**What to work on**
Copy the lines of the data below exactly, starting at the first and stopping after the line that contains "[175,-27.6],[176.5,-27.2],[178,-28],[179,-29.2],[180,-30]];"; include no pictures.
◇ ◇ ◇ ◇ ◇ ◇ ◇
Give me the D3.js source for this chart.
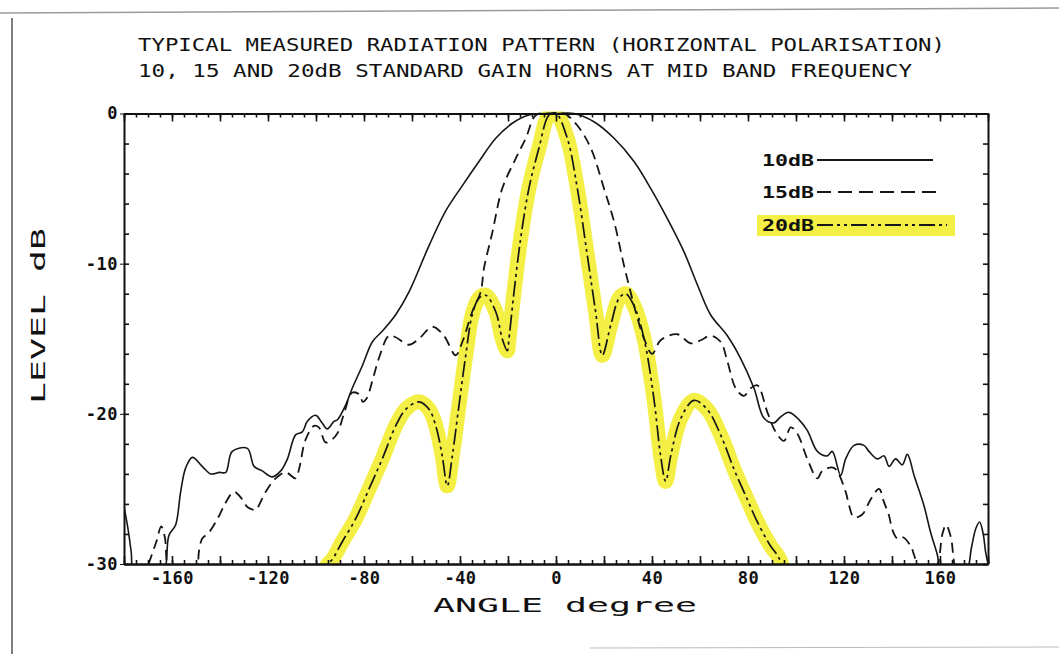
<!DOCTYPE html>
<html>
<head>
<meta charset="utf-8">
<script src="https://cdn.jsdelivr.net/npm/d3@7"></script>
<style>
  body { margin: 0; background: #fff; }
  svg { display: block; }
  .axis path, .axis line { stroke: #111; }
  .axis text { font-family: "DejaVu Sans Mono", monospace; font-weight: bold; fill: #111; }
</style>
</head>
<body>
<svg width="1059" height="654"></svg>
<script>
// measured patterns, [angle degree, level dB]
var horn10 = [[-180,-26.2],[-178.5,-27.5],[-177,-29.2],[-176,-30.6],[-170,-31.5],[-164,-30.6],[-162.5,-30],[-161.3,-28.1],
  [-158.5,-27.4],[-156.4,-25.2],[-154.3,-23.6],[-151.5,-22.9],[-147.4,-23.5],[-143.9,-24.0],[-140.2,-23.9],[-137.6,-23.9],
  [-134.9,-22.5],[-128.6,-22.3],[-125.8,-23.5],[-122.4,-23.8],[-118.2,-24.2],[-114.7,-23.8],[-111.9,-23.0],[-108.5,-21.4],
  [-105.7,-21.2],[-103.6,-20.5],[-100.1,-20.1],[-97.5,-20.6],[-95.3,-21.0],[-92.5,-20.5],[-91.1,-20.4],[-87.6,-19.4],
  [-84.9,-18.3],[-80.7,-16.8],[-76.5,-15.2],[-72.4,-14.5],[-66.8,-13.4],[-61.3,-11.9],[-52.9,-8.8],[-46,-6.5],[-39,-4.8],
  [-32.1,-3.2],[-25.1,-1.65],[-18.2,-0.65],[-11.3,-0.1],[0,0],[7.5,0],[15.8,-0.55],[24.2,-1.65],[32.5,-3.2],[39.5,-5.0],
  [46.4,-7.0],[53.3,-9.2],[58.9,-11.4],[64.4,-13.4],[71.4,-14.8],[76.9,-16.3],[82.5,-18.3],[86.7,-20.3],[90.8,-20.6],
  [93.6,-20.2],[97.1,-19.9],[101.3,-20.4],[104.7,-21.1],[108.9,-22.5],[113,-22.8],[115.1,-22.5],[118.6,-24.1],[120.7,-23.0],
  [124.2,-22.1],[128.3,-22.1],[130.4,-22.5],[133.9,-23.0],[136.7,-22.8],[138.8,-23.5],[141.5,-23.0],[144.3,-23.4],
  [146.4,-22.7],[149.2,-24.1],[153.3,-26.1],[156.1,-27.9],[158.9,-29.4],[160,-30.3],[165,-31.5],[171.5,-30.3],[173,-29],
  [175,-27.6],[176.5,-27.2],[178,-28],[179,-29.2],[180,-30]];

var horn15 = [[-172,-31],[-166.5,-28.5],[-164.5,-27.5],[-163,-28.2],[-161,-30.5],[-155,-31],[-149.5,-30],[-148.8,-29.2],
  [-147.4,-28.3],[-144.6,-27.9],[-140.4,-26.8],[-137.6,-25.9],[-134.2,-25.2],[-130.7,-25.7],[-128.6,-26.2],[-125.1,-26.4],
  [-123.8,-26.1],[-121,-25.2],[-116.8,-24.3],[-112.6,-23.9],[-108.5,-24.3],[-107.1,-23.7],[-104.3,-21.7],[-100.8,-20.8],
  [-98.8,-20.9],[-96,-21.9],[-93.2,-21.7],[-91.1,-21.3],[-88,-19.8],[-85,-18.6],[-82,-18.7],[-80.5,-19.2],[-79,-19.0],
  [-76,-17.5],[-73.8,-16.3],[-69.6,-14.8],[-66.8,-14.9],[-61.3,-15.4],[-57.1,-15.0],[-51.5,-14.2],[-46.7,-14.8],
  [-41.8,-16.1],[-39,-15.2],[-34.9,-13.2],[-31.4,-11.9],[-30,-10.3],[-26.5,-7.9],[-22.4,-5.0],[-16.8,-3.0],[-12.6,-1.65],
  [-8.3,-0.1],[-3,0],[3.3,0],[8.9,-0.8],[14.5,-2.3],[20,-5.0],[24.2,-7.2],[28.3,-10.1],[31.1,-11.9],[33.2,-13.2],
  [36.7,-15.0],[40.1,-16.0],[43.6,-15.1],[50.5,-14.7],[56.1,-15.3],[60.3,-15.1],[64.4,-14.8],[68.6,-15.2],[71.4,-16.5],
  [74.9,-18.3],[78.3,-18.8],[81.1,-18.3],[83.9,-18.1],[88.1,-19.9],[91.5,-21.2],[95,-21.8],[97.8,-20.9],[100.5,-21.3],
  [104.7,-23.0],[108.9,-24.3],[111,-23.8],[115.8,-23.6],[120.7,-25.2],[122.1,-26.1],[124.2,-26.9],[127.6,-26.7],
  [131.1,-25.7],[134.6,-25.0],[136.7,-25.9],[138.8,-26.8],[140.1,-27.7],[142.2,-28.3],[144.3,-28.2],[147.8,-28.8],
  [149.2,-29.4],[150.5,-30],[155,-31],[159,-30],[161,-28],[162.5,-27.4],[164.5,-28.2],[166,-30],[168,-31]];

var horn20 = [[-98,-31],[-95,-30],[-93.2,-29.7],[-89,-28.5],[-83.5,-27.0],[-77.9,-25.0],[-72.4,-23.0],[-66.8,-20.8],
  [-62.6,-19.7],[-57.1,-19.2],[-52.9,-19.7],[-50.1,-20.8],[-47.4,-22.8],[-45.3,-24.8],[-43.2,-22.8],[-40.4,-19.4],
  [-37.6,-16.1],[-34.9,-13.4],[-32.1,-12.3],[-29.3,-12.1],[-25.1,-13.2],[-22.4,-15.0],[-20.3,-15.8],[-19.6,-15.0],
  [-17.5,-11.9],[-14.7,-8.3],[-11.3,-5.0],[-7.1,-2.3],[-2.9,-0.1],[0,0],[4.7,-1.65],[8.9,-5.0],[13,-9.4],[16.5,-13.2],
  [19.3,-16.1],[22.8,-14.1],[26.3,-12.3],[29,-12.0],[32.5,-12.8],[36.7,-15.0],[40.8,-19.0],[43.6,-22.8],[45.7,-24.5],
  [47.8,-22.8],[52,-20.3],[57.5,-19.1],[63,-19.7],[68.6,-21.4],[74.2,-23.7],[79.7,-25.7],[83.9,-27.2],[89.4,-28.8],
  [92.2,-29.4],[94,-30],[96,-31]];

var seriesNames = ["10dB", "15dB", "20dB"];
var xLabelTicks = [-160, -120, -80, -40, 0, 40, 80, 120, 160];
var yLabelTicks = [0, -10, -20, -30];
var titleLines = ["TYPICAL MEASURED RADIATION PATTERN (HORIZONTAL POLARISATION)",
                  "10, 15 AND 20dB STANDARD GAIN HORNS AT MID BAND FREQUENCY"];

var svg = d3.select("svg");
var plotLeft = 124, plotRight = 988, plotTop = 113.5, plotBottom = 564;

var x = d3.scaleLinear().domain([-180, 180]).range([plotLeft, plotRight]);
var y = d3.scaleLinear().domain([-30, 0]).range([plotBottom, plotTop]);

// scan frame bits
svg.append("line").attr("x1", 0).attr("y1", 13).attr("x2", 1059).attr("y2", 8)
  .attr("stroke", "#9a9a9a").attr("stroke-width", 1.5);
svg.append("line").attr("x1", 12).attr("y1", 18).attr("x2", 12).attr("y2", 654)
  .attr("stroke", "#555").attr("stroke-width", 1.5);
svg.append("line").attr("x1", 590).attr("y1", 648).attr("x2", 1059).attr("y2", 647)
  .attr("stroke", "#bbb").attr("stroke-width", 1);

// titles
svg.selectAll(".title").data(titleLines).enter().append("text")
  .attr("class", "title")
  .attr("x", 138)
  .attr("y", function(d, i) { return 51 + i * 26; })
  .attr("textLength", function(d, i) { return i == 0 ? 807 : 774; })
  .attr("lengthAdjust", "spacingAndGlyphs")
  .style("font-family", "'DejaVu Sans Mono', monospace")
  .style("font-size", "17px")
  .style("fill", "#111")
  .text(function(d) { return d; });

// clip for curves
svg.append("clipPath").attr("id", "plotclip").append("rect")
  .attr("x", plotLeft).attr("y", plotTop - 2).attr("width", plotRight - plotLeft).attr("height", plotBottom - plotTop + 2);

var line = d3.line()
  .x(function(d) { return x(d[0]); })
  .y(function(d) { return y(d[1]); })
  .curve(d3.curveCatmullRom.alpha(0.5));

var plot = svg.append("g").attr("clip-path", "url(#plotclip)");

// yellow highlighter on 20dB
plot.append("path").datum(horn20)
  .attr("d", line)
  .attr("fill", "none")
  .attr("stroke", "#f4ef44")
  .attr("stroke-width", 15)
  .attr("stroke-linecap", "round")
  .attr("stroke-linejoin", "round");

plot.append("path").datum(horn10)
  .attr("d", line)
  .attr("fill", "none").attr("stroke", "#161616").attr("stroke-width", 1.6);

plot.append("path").datum(horn15)
  .attr("d", line)
  .attr("fill", "none").attr("stroke", "#161616").attr("stroke-width", 1.8)
  .attr("stroke-dasharray", "10,6");

plot.append("path").datum(horn20)
  .attr("d", line)
  .attr("fill", "none").attr("stroke", "#161616").attr("stroke-width", 1.7)
  .attr("stroke-dasharray", "16,4,3,4,3,4");

// axes: frame with inward ticks
var fiveDeg = d3.range(-180, 181, 5);
var twentyDeg = d3.range(-180, 181, 20);
var twoDb = d3.range(-30, 1, 2);

function noLabels(a) { return a.tickFormat(function() { return ""; }).tickSizeOuter(0); }

svg.append("g").attr("class", "axis").attr("transform", "translate(0," + plotBottom + ")")
  .call(noLabels(d3.axisBottom(x).tickValues(fiveDeg).tickSize(-4)));
svg.append("g").attr("class", "axis").attr("transform", "translate(0," + plotBottom + ")")
  .call(noLabels(d3.axisBottom(x).tickValues(twentyDeg).tickSize(-8)));
svg.append("g").attr("class", "axis").attr("transform", "translate(0," + plotTop + ")")
  .call(noLabels(d3.axisTop(x).tickValues(fiveDeg).tickSize(-4)));
svg.append("g").attr("class", "axis").attr("transform", "translate(0," + plotTop + ")")
  .call(noLabels(d3.axisTop(x).tickValues(twentyDeg).tickSize(-8)));
svg.append("g").attr("class", "axis").attr("transform", "translate(" + plotLeft + ",0)")
  .call(noLabels(d3.axisLeft(y).tickValues(twoDb).tickSize(-5)));
svg.append("g").attr("class", "axis").attr("transform", "translate(" + plotRight + ",0)")
  .call(noLabels(d3.axisRight(y).tickValues(twoDb).tickSize(-5)));

svg.selectAll(".axis path").attr("stroke-width", 2);
svg.selectAll(".axis line").attr("stroke-width", 1.6);

// labelled ticks
var xLab = svg.append("g").attr("class", "axis").attr("transform", "translate(0," + plotBottom + ")")
  .call(d3.axisBottom(x).tickValues(xLabelTicks).tickSize(0).tickPadding(8).tickFormat(d3.format("d")));
xLab.select(".domain").remove();
xLab.selectAll("text").style("font-size", "17px").style("letter-spacing", "0.5px").attr("dy", "0.72em")
  .text(function(d) { return d < 0 ? "-" + Math.abs(d) : d; });

var yLab = svg.append("g").attr("class", "axis").attr("transform", "translate(" + plotLeft + ",0)")
  .call(d3.axisLeft(y).tickValues(yLabelTicks).tickSize(4).tickPadding(2).tickFormat(d3.format("d")));
yLab.select(".domain").remove();
yLab.selectAll("text").style("font-size", "17px").style("letter-spacing", "0.5px")
  .text(function(d) { return d < 0 ? "-" + Math.abs(d) : d; });

// axis titles
svg.append("text")
  .attr("x", 433).attr("y", 612)
  .attr("textLength", 264).attr("lengthAdjust", "spacingAndGlyphs")
  .style("font-family", "'DejaVu Sans Mono', monospace").style("font-size", "19px").style("fill", "#111")
  .text("ANGLE degree");

svg.append("text")
  .attr("transform", "translate(45,404) rotate(-90)")
  .attr("textLength", 176).attr("lengthAdjust", "spacingAndGlyphs")
  .style("font-family", "'DejaVu Sans Mono', monospace").style("font-size", "19px").style("fill", "#111")
  .text("LEVEL dB");

// legend
var legY = [160, 192, 225];
var legEnd = [933, 937, 947];
var legDash = [null, "14,7", "16,4,3,4,3,4"];

svg.append("rect").attr("x", 757).attr("y", 215).attr("width", 198).attr("height", 21)
  .attr("fill", "#f4ef44");

var leg = svg.selectAll(".leg").data(seriesNames).enter().append("g").attr("class", "leg");
leg.append("text")
  .attr("x", 762).attr("y", function(d, i) { return legY[i] + 5.5; })
  .attr("textLength", 52).attr("lengthAdjust", "spacingAndGlyphs")
  .style("font-family", "'DejaVu Sans Mono', monospace").style("font-weight", "bold")
  .style("font-size", "15px").style("fill", "#111")
  .text(function(d) { return d; });
leg.append("line")
  .attr("x1", 817).attr("x2", function(d, i) { return legEnd[i]; })
  .attr("y1", function(d, i) { return legY[i]; }).attr("y2", function(d, i) { return legY[i]; })
  .attr("stroke", "#161616").attr("stroke-width", 1.8)
  .attr("stroke-dasharray", function(d, i) { return legDash[i]; });
</script>
</body>
</html>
◇ ◇ ◇ ◇ ◇ ◇ ◇
**The response**
Give me the D3.js source for this chart.
<!DOCTYPE html>
<html>
<head>
<meta charset="utf-8">
<script src="https://cdn.jsdelivr.net/npm/d3@7"></script>
<style>
  body { margin: 0; background: #fff; }
  svg { display: block; }
  .axis path, .axis line { stroke: #111; }
  .axis text { font-family: "DejaVu Sans Mono", monospace; font-weight: bold; fill: #111; }
</style>
</head>
<body>
<svg width="1059" height="654"></svg>
<script>
// measured patterns, [angle degree, level dB]
var horn10 = [[-180,-26.2],[-178.5,-27.5],[-177,-29.2],[-176,-30.6],[-170,-31.5],[-164,-30.6],[-162.5,-30],[-161.3,-28.1],
  [-158.5,-27.4],[-156.4,-25.2],[-154.3,-23.6],[-151.5,-22.9],[-147.4,-23.5],[-143.9,-24.0],[-140.2,-23.9],[-137.6,-23.9],
  [-134.9,-22.5],[-128.6,-22.3],[-125.8,-23.5],[-122.4,-23.8],[-118.2,-24.2],[-114.7,-23.8],[-111.9,-23.0],[-108.5,-21.4],
  [-105.7,-21.2],[-103.6,-20.5],[-100.1,-20.1],[-97.5,-20.6],[-95.3,-21.0],[-92.5,-20.5],[-91.1,-20.4],[-87.6,-19.4],
  [-84.9,-18.3],[-80.7,-16.8],[-76.5,-15.2],[-72.4,-14.5],[-66.8,-13.4],[-61.3,-11.9],[-52.9,-8.8],[-46,-6.5],[-39,-4.8],
  [-32.1,-3.2],[-25.1,-1.65],[-18.2,-0.65],[-11.3,-0.1],[0,0],[7.5,0],[15.8,-0.55],[24.2,-1.65],[32.5,-3.2],[39.5,-5.0],
  [46.4,-7.0],[53.3,-9.2],[58.9,-11.4],[64.4,-13.4],[71.4,-14.8],[76.9,-16.3],[82.5,-18.3],[86.7,-20.3],[90.8,-20.6],
  [93.6,-20.2],[97.1,-19.9],[101.3,-20.4],[104.7,-21.1],[108.9,-22.5],[113,-22.8],[115.1,-22.5],[118.6,-24.1],[120.7,-23.0],
  [124.2,-22.1],[128.3,-22.1],[130.4,-22.5],[133.9,-23.0],[136.7,-22.8],[138.8,-23.5],[141.5,-23.0],[144.3,-23.4],
  [146.4,-22.7],[149.2,-24.1],[153.3,-26.1],[156.1,-27.9],[158.9,-29.4],[160,-30.3],[165,-31.5],[171.5,-30.3],[173,-29],
  [175,-27.6],[176.5,-27.2],[178,-28],[179,-29.2],[180,-30]];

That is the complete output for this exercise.